By Jimmy Carlton Sportswriter Published Feb 03, 2018 at 1:19 PM

At a sold-out BMO Harris Bradley Center on Friday night, neither Jabari Parker nor a rapturous Milwaukee crowd could wait for the popular Bucks player to make his long-awaited season debut against the Knicks. Literally, they couldn’t wait.

With a little more than five minutes left in the first quarter, New York guard Tim Hardaway was fouled on a 3-point attempt, giving him three free throws. Before Hardaway stepped to the line, Bucks head coach Joe Prunty motioned to the bench, and Parker jumped up and jogged to the scorer’s table.
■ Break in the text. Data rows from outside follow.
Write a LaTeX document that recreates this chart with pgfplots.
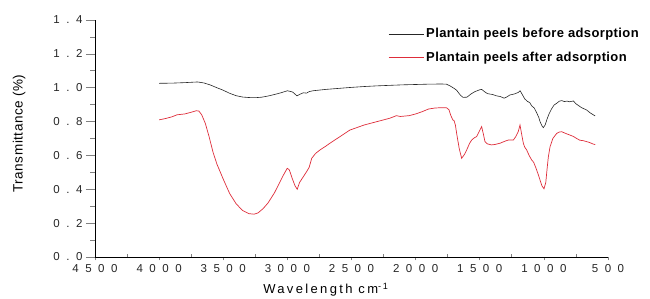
\documentclass[border=0pt]{standalone}
\usepackage{fontspec}
\setmainfont{Liberation Sans}
\newfontfamily\xlabfont[LetterSpace=18]{Liberation Sans}
\newfontfamily\ylabfont[LetterSpace=4]{Liberation Sans}
\newfontfamily\legfont[LetterSpace=3]{Liberation Sans}
\usepackage{pgfplots}
\pgfplotsset{compat=1.18}
\definecolor{myred}{RGB}{222,45,58}
\newcommand\g{\kern6.5pt}
\begin{document}
\begin{tikzpicture}
\path[use as bounding box] (-95pt,-42pt) rectangle (555pt,257pt);
\begin{axis}[
  scale only axis, width=513pt, height=237pt,
  xmin=500, xmax=4500, x dir=reverse, ymin=0, ymax=1.4,
  axis y line*=left, axis x line*=bottom,
  axis line style={line width=0.8pt},
  xtick={500,1000,1500,2000,2500,3000,3500,4000,4500},
  xticklabels={}, xtick style={draw=none},
  ytick={0,0.2,0.4,0.6,0.8,1.0,1.2,1.4},
  yticklabels={0\g.\g0,0\g.\g2,0\g.\g4,0\g.\g6,0\g.\g8,1\g.\g0,1\g.\g2,1\g.\g4},
  minor y tick num=1,
  tick align=outside, major tick length=9pt, minor tick length=4.5pt,
  ytick style={line width=0.7pt},
  tick label style={font=\fontsize{11.5}{13}\selectfont, text=black!85},
  ylabel={Transmittance (\%)},
  ylabel style={font=\ylabfont\fontsize{13.5}{15}\selectfont, at={(axis description cs:-0.148,0.521)}, anchor=center},
  legend style={at={(rel axis cs:0.566,0.982)}, anchor=north west, draw=none, fill=none,
    font=\legfont\bfseries\fontsize{13}{15}\selectfont, row sep=9pt},
  legend cell align=left,
  legend image code/.code={\path (0pt,0pt) -- (35pt,0pt); \draw[#1] (0pt,0pt) -- (25pt,0pt);},
]
\addplot[black!85, line width=0.6pt] coordinates {
(4000,1.026)(3900,1.027)(3800,1.030)(3700,1.034)(3650,1.028)(3600,1.016)(3550,1.000)(3500,0.985)
(3450,0.967)(3400,0.953)(3350,0.945)(3300,0.942)(3250,0.941)(3200,0.944)(3150,0.951)(3100,0.960)
(3050,0.970)(3000,0.982)(2960,0.975)(2925,0.952)(2900,0.962)(2875,0.970)(2850,0.968)(2830,0.977)
(2800,0.982)(2700,0.990)(2600,0.996)(2500,1.002)(2400,1.007)(2300,1.011)(2200,1.014)(2100,1.017)
(2000,1.019)(1900,1.021)(1800,1.022)(1760,1.021)(1730,1.010)(1700,0.996)(1680,0.985)(1650,0.955)
(1630,0.943)(1600,0.944)(1570,0.962)(1540,0.976)(1500,0.988)(1485,0.990)(1460,0.975)(1440,0.965)
(1400,0.960)(1370,0.952)(1340,0.948)(1310,0.938)(1290,0.945)(1265,0.957)(1230,0.963)(1200,0.972)
(1185,0.982)(1170,0.962)(1150,0.935)(1130,0.920)(1110,0.912)(1095,0.893)(1075,0.880)(1056,0.852)
(1040,0.825)(1030,0.800)(1015,0.775)(1004,0.764)(990,0.780)(975,0.815)(960,0.845)(940,0.875)
(920,0.898)(900,0.908)(880,0.920)(860,0.924)(840,0.918)(820,0.921)(800,0.917)(780,0.920)
(770,0.922)(750,0.905)(730,0.895)(718,0.888)(700,0.880)(666,0.868)(640,0.852)(600,0.833)
};
\addlegendentry{Plantain peels before adsorption}
\addplot[myred, line width=0.7pt] coordinates {
(4000,0.810)(3950,0.818)(3900,0.828)(3860,0.840)(3800,0.845)(3750,0.855)(3710,0.864)(3690,0.862)
(3668,0.840)(3640,0.790)(3610,0.710)(3580,0.620)(3550,0.550)(3500,0.460)(3450,0.375)(3400,0.315)
(3350,0.275)(3300,0.256)(3260,0.253)(3230,0.260)(3190,0.285)(3150,0.320)(3100,0.380)(3060,0.440)
(3030,0.485)(3001,0.524)(2985,0.515)(2960,0.460)(2940,0.420)(2923,0.400)(2905,0.440)(2876,0.474)
(2850,0.504)(2830,0.530)(2810,0.583)(2780,0.612)(2746,0.632)(2700,0.655)(2668,0.672)(2590,0.711)
(2512,0.750)(2400,0.780)(2300,0.800)(2200,0.820)(2150,0.835)(2120,0.830)(2050,0.835)(2000,0.845)
(1950,0.858)(1900,0.874)(1850,0.880)(1800,0.882)(1760,0.882)(1740,0.870)(1725,0.835)(1710,0.810)
(1700,0.805)(1690,0.780)(1680,0.730)(1660,0.640)(1641,0.583)(1620,0.605)(1602,0.632)(1580,0.670)
(1563,0.691)(1540,0.705)(1524,0.711)(1505,0.740)(1485,0.770)(1470,0.720)(1459,0.681)(1440,0.668)
(1407,0.662)(1380,0.665)(1342,0.672)(1300,0.685)(1277,0.691)(1238,0.691)(1220,0.710)(1200,0.740)
(1186,0.780)(1172,0.720)(1160,0.672)(1150,0.650)(1134,0.632)(1115,0.600)(1095,0.573)(1080,0.560)
(1061,0.524)(1045,0.490)(1030,0.455)(1015,0.420)(999,0.403)(985,0.440)(975,0.520)(965,0.592)
(952,0.651)(930,0.700)(900,0.730)(880,0.738)(861,0.740)(830,0.730)(796,0.720)(770,0.712)
(744,0.700)(720,0.690)(692,0.687)(650,0.678)(614,0.667)(600,0.664)
};
\addlegendentry{Plantain peels after adsorption}
\end{axis}
\begin{axis}[
  scale only axis, width=513pt, height=237pt,
  xmin=500, xmax=4500, x dir=reverse, ymin=0, ymax=1.4,
  axis x line*=bottom, axis y line=none,
  axis line style={line width=0.8pt},
  xtick={500,1000,1500,2000,2500,3000,3500,4000,4500},
  xticklabels={5\g0\g0,1\g0\g0\g0,1\g5\g0\g0,2\g0\g0\g0,2\g5\g0\g0,3\g0\g0\g0,3\g5\g0\g0,4\g0\g0\g0,4\g5\g0\g0},
  tick align=outside, major tick length=3.5pt,
  xtick style={line width=0.7pt},
  tick label style={font=\fontsize{11.5}{13}\selectfont, text=black!85},
  xlabel={Wavelength cm\textsuperscript{-1}},
  xlabel style={font=\xlabfont\fontsize{13}{15}\selectfont, at={(ticklabel cs:0.45)}, yshift=-4pt},
]
\end{axis}
\begin{axis}[
  scale only axis, width=513pt, height=237pt,
  xmin=500, xmax=4500, x dir=reverse, ymin=0, ymax=1.4,
  axis x line*=bottom, axis y line=none,
  axis line style={line width=0.8pt},
  xtick={750,1250,1750,2250,2750,3250,3750,4250},
  xticklabels={},
  tick align=inside, major tick length=3pt,
  xtick style={line width=0.7pt},
]
\end{axis}
\end{tikzpicture}
\end{document}
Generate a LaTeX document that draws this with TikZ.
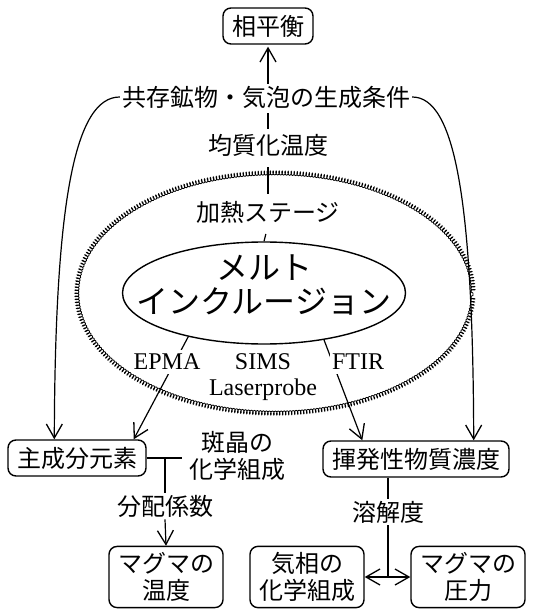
\documentclass[tikz,border=0pt]{standalone}
\usepackage{fontspec}
\setmainfont{Liberation Serif}
\newfontfamily\jp{Noto Sans CJK JP}
\usetikzlibrary{arrows.meta,decorations.pathmorphing,shapes.geometric}
\begin{document}
\begin{tikzpicture}[x=1pt,y=-1pt,
  box/.style={draw, rounded corners=8pt, line width=1.4pt, inner xsep=9pt, inner ysep=6pt,
    font=\jp\fontsize{24}{27}\selectfont, align=center},
  lbl/.style={font=\jp\fontsize{24}{27}\selectfont, inner sep=2pt, align=center},
  lat/.style={font=\fontsize{24}{26}\selectfont, inner xsep=2pt, inner ysep=4pt, fill=white},
  ln/.style={line width=1.2pt},
  arr/.style={ln, -{Straight Barb[length=14pt,width=16pt,line width=1.3pt]}},
  darr/.style={ln, {Straight Barb[length=14pt,width=16pt,line width=1.3pt]}-{Straight Barb[length=14pt,width=16pt,line width=1.3pt]}},
  wavy/.style={line width=0.8pt, decorate, decoration={coil, aspect=0.5, amplitude=2pt, segment length=3pt}}
]
\useasboundingbox (0,0) rectangle (539,609);

% nodes
\node[box, minimum height=36pt] (eq) at (268,26) {相平衡};
\node[lbl] (cond) at (266,97) {共存鉱物・気泡の生成条件};
\node[lbl] (homog) at (268,145) {均質化温度};
\draw[wavy] (275,293) ellipse [x radius=198pt, y radius=120pt];
\node[lbl] (stage) at (268,212) {加熱ステージ};
\node[ellipse, draw, line width=1.4pt, minimum width=283pt, minimum height=102pt, inner sep=0pt] (melt) at (264,293) {};
\node[font=\jp\fontsize{32}{34}\selectfont, align=center, inner sep=0pt] (melttext) at (264,285) {メルト\\インクルージョン};

\node[box, minimum height=36pt] (main) at (77,458) {主成分元素};
\node[box, minimum height=36pt] (vol) at (416,459) {揮発性物質濃度};
\node[lbl, inner xsep=7pt] (phen) at (237,456) {斑晶の\\化学組成};
\node[lbl] (dist) at (165,506) {分配係数};
\node[lbl] (sol) at (388,512) {溶解度};
\node[box] (temp) at (166,577) {マグマの\\温度};
\node[box] (gas) at (307,577) {気相の\\化学組成};
\node[box] (press) at (468,577) {マグマの\\圧力};

% connectors
\draw[arr, shorten >=2pt] (cond.north -| eq.south) -- (eq.south);
\draw[ln, shorten <=3pt, shorten >=3pt] (homog.north |- cond.south) -- (homog.north);
\draw[ln, shorten <=9pt, shorten >=5pt] (homog.south) -- (stage.north);
\draw[ln, shorten <=9pt] (stage.south) -- (melt.north);

\draw[arr] (cond.west) .. controls (75,97) and (55,200) .. ([xshift=47pt]main.north west);
\draw[arr] (cond.east) .. controls (455,97) and (473,200) .. ([xshift=-36pt]vol.north east);

\draw[arr] (melt.210) -- ([xshift=-13pt]main.north east);
\draw[arr] (melt.322) -- ([xshift=40pt]vol.north west);

\node[lat] (epma) at (167,362) {EPMA};
\node[lat] (sims) at (263,362) {SIMS};
\node[lat] (ftir) at (358,362) {FTIR};
\node[lat, fill=none] (laser) at (263,390) {Laserprobe};

\draw[ln] (main.east) -- (main.east -| phen.west);
\draw[ln] (dist.north |- main.east) -- (dist.north);
\draw[arr] (dist.south) -- (temp.north);

\draw[ln] (sol.north |- vol.south) -- (sol.north);
\draw[ln] (sol.south) -- (sol.south |- gas.east);
\draw[darr] (gas.east) -- (press.west);
\end{tikzpicture}
\end{document}
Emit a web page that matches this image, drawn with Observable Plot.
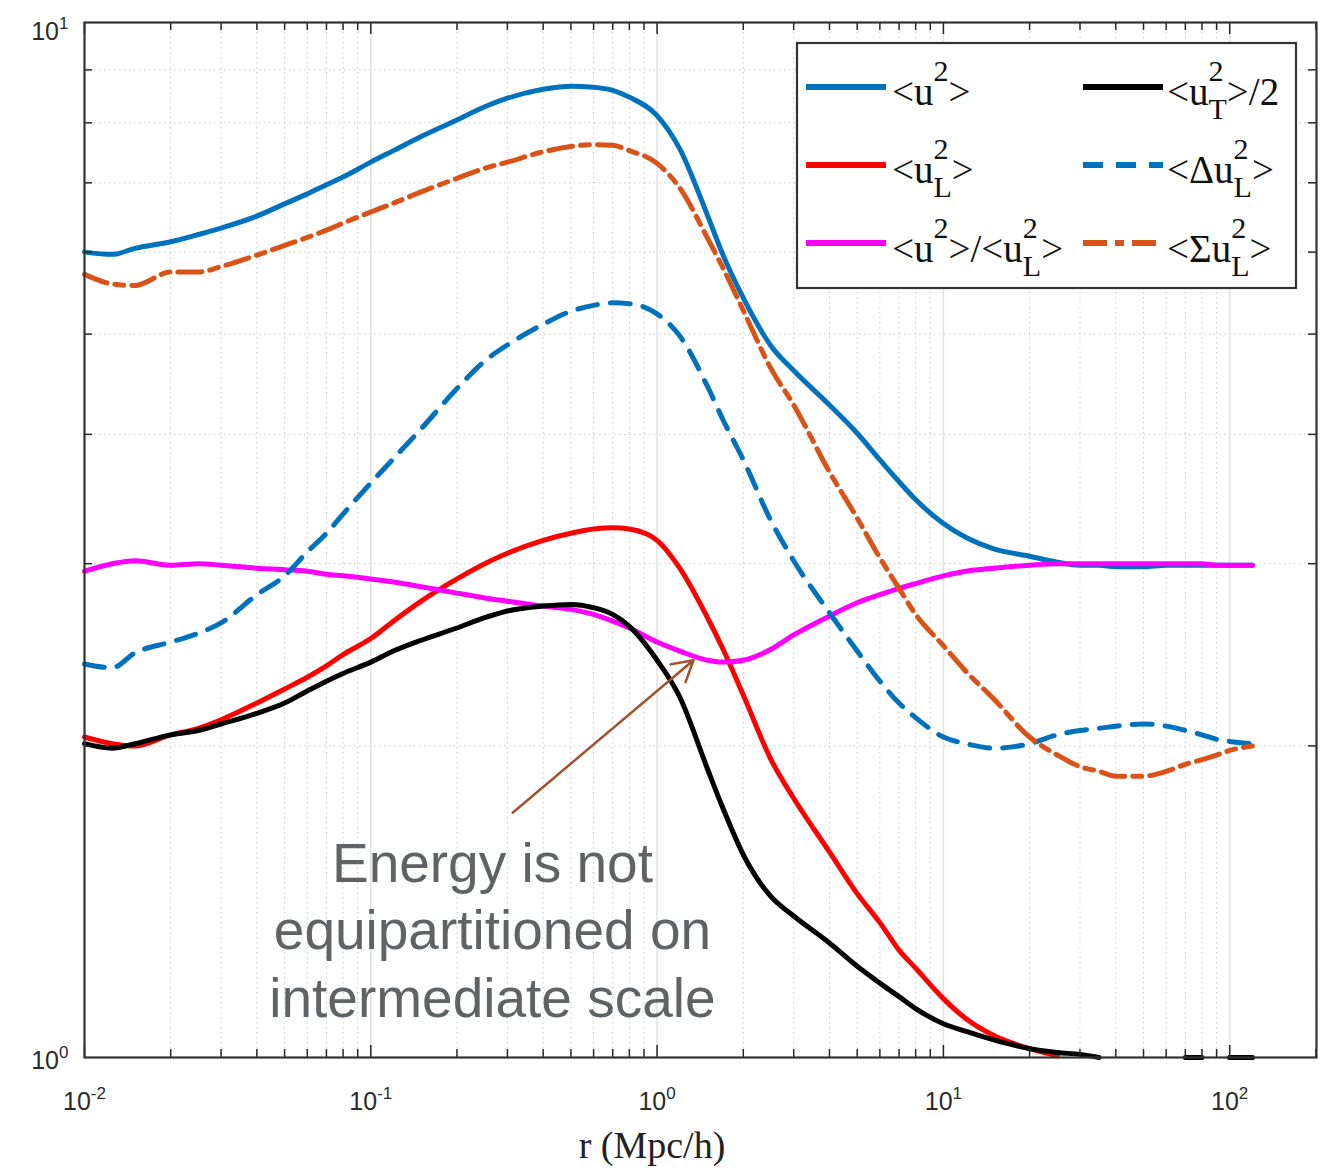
<!DOCTYPE html>
<html><head><meta charset="utf-8">
<script src="https://cdn.jsdelivr.net/npm/d3@7"></script>
<script src="https://cdn.jsdelivr.net/npm/@observablehq/plot@0.6"></script>
<style>
html,body{margin:0;padding:0;background:#fff;}
#chart{width:1328px;height:1169px;}
</style></head><body><div id="chart"></div>
<script>
// separation r (Mpc/h), shared by all series
const r = [0.01, 0.0125, 0.015, 0.02, 0.025, 0.03, 0.04, 0.05, 0.06, 0.07, 0.08, 0.1, 0.12, 0.15, 0.2, 0.25, 0.3, 0.4, 0.5, 0.6, 0.7, 0.8, 1.0, 1.2, 1.5, 1.7, 2, 2.5, 3, 4, 5, 6, 7, 8, 10, 12, 15, 20, 25, 30, 35, 40, 50, 60, 70, 80, 90, 100, 120];
// <u^2>
const u2 = [6.00, 5.97, 6.05, 6.14, 6.24, 6.33, 6.50, 6.68, 6.83, 6.97, 7.09, 7.33, 7.52, 7.76, 8.05, 8.29, 8.45, 8.62, 8.68, 8.66, 8.60, 8.47, 8.13, 7.55, 6.51, 5.96, 5.42, 4.87, 4.61, 4.27, 4.01, 3.78, 3.60, 3.46, 3.28, 3.18, 3.10, 3.05, 3.01, 2.99, 2.99, 2.98, 2.98, 2.99, 2.99, 2.99, 2.99, 2.99, 2.99];
// <u_L^2>
const uL2 = [2.04, 2.01, 2.00, 2.05, 2.08, 2.12, 2.20, 2.27, 2.33, 2.39, 2.45, 2.54, 2.64, 2.76, 2.90, 3.00, 3.07, 3.16, 3.21, 3.24, 3.25, 3.24, 3.16, 2.97, 2.66, 2.48, 2.24, 1.94, 1.78, 1.58, 1.44, 1.35, 1.27, 1.22, 1.14, 1.09, 1.05, 1.02, 1.004, null, null, null, null, null, null, null, null, 1.0, 1.0];
// <u^2>/<u_L^2>
const ratio = [2.95, 3.00, 3.02, 2.99, 3.00, 2.99, 2.97, 2.96, 2.95, 2.93, 2.92, 2.90, 2.88, 2.85, 2.81, 2.78, 2.76, 2.73, 2.71, 2.68, 2.64, 2.60, 2.52, 2.47, 2.42, 2.41, 2.42, 2.48, 2.56, 2.67, 2.75, 2.80, 2.84, 2.87, 2.92, 2.95, 2.97, 2.99, 3.00, 3.00, 3.00, 3.00, 3.00, 3.00, 3.00, 3.00, 2.99, 2.99, 2.99];
// <u_T^2>/2
const uT2half = [2.01, 1.99, 2.01, 2.05, 2.07, 2.10, 2.15, 2.20, 2.26, 2.31, 2.35, 2.41, 2.47, 2.53, 2.60, 2.66, 2.70, 2.73, 2.74, 2.72, 2.68, 2.61, 2.42, 2.23, 1.90, 1.74, 1.57, 1.43, 1.37, 1.29, 1.225, 1.18, 1.145, 1.115, 1.078, 1.06, 1.04, 1.02, 1.011, 1.007, 1.0, null, null, null, 1.0, 1.0, null, 1.0, 1.0];
// <Delta u_L^2>
const dUL2 = [2.40, 2.38, 2.46, 2.52, 2.57, 2.63, 2.80, 2.92, 3.08, 3.21, 3.35, 3.59, 3.79, 4.05, 4.43, 4.71, 4.88, 5.11, 5.26, 5.33, 5.36, 5.35, 5.23, 4.98, 4.45, 4.13, 3.78, 3.30, 3.02, 2.69, 2.47, 2.31, 2.20, 2.13, 2.04, 2.01, 1.99, 2.01, 2.05, 2.07, 2.08, 2.09, 2.10, 2.09, 2.07, 2.05, 2.03, 2.02, 2.01];
// <Sigma u_L^2>
const sUL2 = [5.71, 5.59, 5.57, 5.74, 5.74, 5.81, 5.96, 6.09, 6.20, 6.30, 6.40, 6.56, 6.69, 6.86, 7.07, 7.23, 7.33, 7.50, 7.59, 7.62, 7.61, 7.52, 7.31, 6.92, 6.19, 5.79, 5.27, 4.63, 4.27, 3.68, 3.32, 3.04, 2.84, 2.68, 2.50, 2.36, 2.22, 2.04, 1.96, 1.91, 1.89, 1.87, 1.87, 1.89, 1.92, 1.94, 1.96, 1.98, 2.00];

// ticks
const xMajor = [0.01, 0.1, 1, 10, 100];
const minorMult = [2, 3, 4, 5, 6, 7, 8, 9];
const xMinor = xMajor.flatMap(d => minorMult.map(m => d * m)).filter(v => v <= 201);
const yMajor = [1, 10];
const yMinor = [2, 3, 4, 5, 6, 7, 8, 9];
const xLabel = "r (Mpc/h)";

// annotation
const noteText = "Energy is not\nequipartitioned on\nintermediate scale";
const notePos = {r: 0.266, v: 1.334};
const arrowFrom = {r: 0.313, v: 1.724};
const arrowTo = {r: 1.34, v: 2.42};

const C = {blue: "#0072BD", red: "#FF0000", magenta: "#FF00FF", black: "#000000", orange: "#D95319"};
const dashBlue = "20,13";
const dashOrange = "24,8,9,8";

const rows = r.map((x, i) => ({r: x, u2: u2[i], uL2: uL2[i], ratio: ratio[i], uT: uT2half[i], dU: dUL2[i], sU: sUL2[i]}));

const W = 1328, H = 1169, mL = 84, mR = 12, mT = 22, mB = 112;
const fw = W - mL - mR, fh = H - mT - mB;
const lw = 5;

const grid = {stroke: "#c9c9c9", strokeDasharray: "1.5,3.5", strokeWidth: 1};
const expFmt = d => "10^" + Math.round(Math.log10(d));

const chart = Plot.plot({
  width: W, height: H,
  marginLeft: mL, marginRight: mR, marginTop: mT, marginBottom: mB,
  style: {fontFamily: "'Liberation Sans', Arial, sans-serif", fontSize: "25px", color: "#2b2b2b", background: "#fff"},
  x: {type: "log", domain: [0.01, 201], label: null},
  y: {type: "log", domain: [1, 10], label: null},
  marks: [
    Plot.ruleX(xMinor, grid),
    Plot.ruleY(yMinor, grid),
    Plot.ruleX(xMajor.slice(1), {stroke: "#e2e2e2", strokeWidth: 1.6}),
    Plot.line(rows, {x: "r", y: "u2", stroke: C.blue, strokeWidth: lw, curve: "monotone-x"}),
    Plot.line(rows, {x: "r", y: "uL2", stroke: C.red, strokeWidth: lw, curve: "monotone-x"}),
    Plot.line(rows, {x: "r", y: "ratio", stroke: C.magenta, strokeWidth: lw, curve: "monotone-x"}),
    Plot.line(rows, {x: "r", y: "uT", stroke: C.black, strokeWidth: lw, curve: "monotone-x"}),
    Plot.line(rows, {x: "r", y: "dU", stroke: C.blue, strokeWidth: lw, strokeDasharray: dashBlue, curve: "monotone-x"}),
    Plot.line(rows, {x: "r", y: "sU", stroke: C.orange, strokeWidth: lw, strokeDasharray: dashOrange, curve: "monotone-x"}),
    Plot.arrow([0], {x1: () => arrowFrom.r, y1: () => arrowFrom.v, x2: () => arrowTo.r, y2: () => arrowTo.v, stroke: "#A0522D", strokeWidth: 2.5, headLength: 14, bend: 0}),
    Plot.text([noteText], {x: () => notePos.r, y: () => notePos.v, text: d => d, fontSize: 55, lineHeight: 1.22, fill: "#606366", textAnchor: "middle", lineAnchor: "middle", fontFamily: "'Liberation Sans', Arial, sans-serif"}),
    // inward ticks
    Plot.tickX(xMajor, {x: d => d, insetTop: fh - 12, stroke: "#262626", strokeWidth: 1.5}),
    Plot.tickX(xMajor, {x: d => d, insetBottom: fh - 12, stroke: "#262626", strokeWidth: 1.5}),
    Plot.tickX(xMinor, {x: d => d, insetTop: fh - 8, stroke: "#262626", strokeWidth: 1.5}),
    Plot.tickX(xMinor, {x: d => d, insetBottom: fh - 8, stroke: "#262626", strokeWidth: 1.5}),
    Plot.tickY(yMinor, {y: d => d, insetRight: fw - 8, stroke: "#262626", strokeWidth: 1.5}),
    Plot.tickY(yMinor, {y: d => d, insetLeft: fw - 8, stroke: "#262626", strokeWidth: 1.5}),
    Plot.frame({stroke: "#333", strokeWidth: 2.2}),
    Plot.axisX(xMajor, {tickSize: 0, tickPadding: 35, tickFormat: expFmt, fontSize: 25, label: null}),
    Plot.axisY([yMajor[1]], {tickSize: 0, tickPadding: 16, tickFormat: expFmt, fontSize: 25, dy: 9, label: null}),
    Plot.axisY([yMajor[0]], {tickSize: 0, tickPadding: 16, tickFormat: expFmt, fontSize: 25, dy: 3, label: null})
  ]
});
document.getElementById("chart").appendChild(chart);

const svg = d3.select(chart);
// superscript exponents on tick labels
svg.selectAll("text").each(function() {
  const t = this.textContent;
  const m = /^10\^(-?\d+)$/.exec(t);
  if (!m) return;
  const s = d3.select(this);
  s.text("");
  s.append("tspan").text("10");
  s.append("tspan").attr("dy", -11).attr("font-size", 17).text(m[1]);
});

// x label
svg.append("text").attr("x", 652).attr("y", 1158).attr("text-anchor", "middle")
  .attr("font-family", "'Liberation Serif', 'Times New Roman', serif").attr("font-size", 38).attr("fill", "#222").text(xLabel);

// legend
const legendItems = [
  {col: 0, row: 0, color: C.blue, dash: null, parts: ["<u", {sup: "2"}, ">"]},
  {col: 1, row: 0, color: C.black, dash: null, parts: ["<u", {sup: "2", sub: "T"}, ">/2"]},
  {col: 0, row: 1, color: C.red, dash: null, parts: ["<u", {sup: "2", sub: "L"}, ">"]},
  {col: 1, row: 1, color: C.blue, dash: dashBlue, parts: ["<\u0394u", {sup: "2", sub: "L"}, ">"]},
  {col: 0, row: 2, color: C.magenta, dash: null, parts: ["<u", {sup: "2"}, ">/<u", {sup: "2", sub: "L"}, ">"]},
  {col: 1, row: 2, color: C.orange, dash: dashOrange, parts: ["<\u03A3u", {sup: "2", sub: "L"}, ">"]}
];
const lg = svg.append("g").attr("text-anchor", "start");
lg.append("rect").attr("x", 797).attr("y", 43).attr("width", 499).attr("height", 245)
  .attr("fill", "#fff").attr("stroke", "#333").attr("stroke-width", 2.2);
const colLineX = [806, 1083], colTextX = [892, 1167];
const rowLineY = [87, 165, 243], rowBase = [105, 183, 262];
const supSize = 30, supUp = 24, subDown = 14;
legendItems.forEach(it => {
  const ln = lg.append("line").attr("x1", colLineX[it.col]).attr("x2", colLineX[it.col] + 80)
    .attr("y1", rowLineY[it.row]).attr("y2", rowLineY[it.row])
    .attr("stroke", it.color).attr("stroke-width", 6);
  if (it.dash) ln.attr("stroke-dasharray", it.dash);
  const t = lg.append("text").attr("x", colTextX[it.col]).attr("y", rowBase[it.row]).attr("text-anchor", "start")
    .attr("font-family", "'Liberation Serif', 'Times New Roman', serif").attr("font-size", 39).attr("fill", "#111");
  let shift = 0;
  it.parts.forEach(p => {
    if (typeof p === "string") {
      t.append("tspan").attr("dy", -shift).text(p); shift = 0;
    } else {
      const sp = t.append("tspan").attr("dy", -supUp - shift).attr("font-size", supSize).text(p.sup);
      shift = -supUp;
      if (p.sub) {
        const w = sp.node().getComputedTextLength();
        t.append("tspan").attr("dx", -w).attr("dy", subDown + supUp).attr("font-size", supSize).text(p.sub);
        shift = subDown;
      }
    }
  });
});
</script></body></html>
As he took off his warmups and stood on the sideline at midcourt, waiting to check-in, the Bucks crowd got to its feet and gave him a full-throated standing ovation.

Then, after Hardaway made the first free throw, an overeager Parker tried to enter the game, again drawing a loud cheer, but was sent back by the referees – he had to wait until Hardaway took the second of his three shots – delaying, if only slightly, the fourth-year forward’s much-anticipated introduction.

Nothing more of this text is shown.